Capital Gain - Taxscan

The Income Tax Appellate Tribunal (ITAT) held that a retiring partner took only money towards the value of his share on retirement and when there was no distribution of capital assets going to the partners, there was no transfer of capital asset and consequently, no profits or gain was chargeable under Section 45 (4) of the Income Tax Act, 1961.

The assessee, M/s. Alankar Saphire Developers is a company dealing in real estate, land trading, trading, and development. A search was conducted at the office premises of the company. Accordingly, notice under section 153A was issued. The assessee filed a letter with a printout of return for the Assessment Year 2003-2004 and requested that return filed originally under Section 139 of the Income Tax Act, 1961, should be treated as return filed under section 153A of the Income Tax Act, 1961 and no details were furnished. Accordingly, proceedings were culminated by passing an order under section 153A/144 of the Income Tax Act, 1961.

The assessee made elaborate submissions and filed various details based on which the Ld.CIT(A)  called for a remand report from the Assessing Officer. The Assessing Officer sent three remand reports on various dates which were confronted to the assessee. After considering the remand reports of the Assessing Officer and the rejoinder of the assessee to such remand reports the CIT(A) held that the sum received on retirement from the partnership firm is taxable as income of the assessee company as a share of a partner in a partnership firm is a capital asset and on the retirement of the firm there is the capital gain which accrues to the assessee which is taxable as such.

The tribunal consists of an Accountant Member, O.P. Kant, and a Judicial member Bhavnish Saini held that a retiring partner took only money towards the value of his share on retirement and when there was no distribution of capital assets going to the partners, there was no transfer of capital asset and consequently, no profits or gains was chargeable under Section 45 (4) of the Income Tax Act, 1961.

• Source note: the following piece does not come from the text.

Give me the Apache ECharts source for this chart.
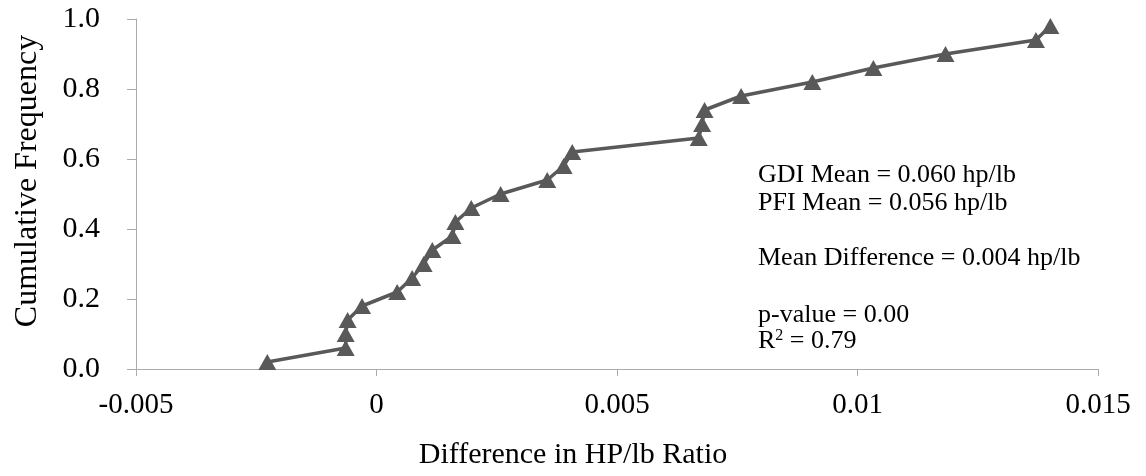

AO taxed short term capital gain on account of transfer of shares in the partnership firm by the assessee company to M/s. V Limited. According to AO, the partnership share in a firm was a capital asset within the meaning of section 2 (14) and their transfer was transfer of capital asset within the meaning of section 2 (47). The contention of the assessee that no capital gain arose on the sum received by a partner on retirement from the partnership firm was not accepted by AO on the ground that assessee had applied an unsuccessful technique to transfer his capital gain into its account from partnership firm without giving any tax. It was held when assessee in the capacity of retiring partner took only money towards value of its share and no capital asset was distributed there was no transfer of capital asset and, therefore, the assessee was not liable to any capital gain tax on account of the sum received by it as a partner on retirement from partnership-firm,” the tribunal observed.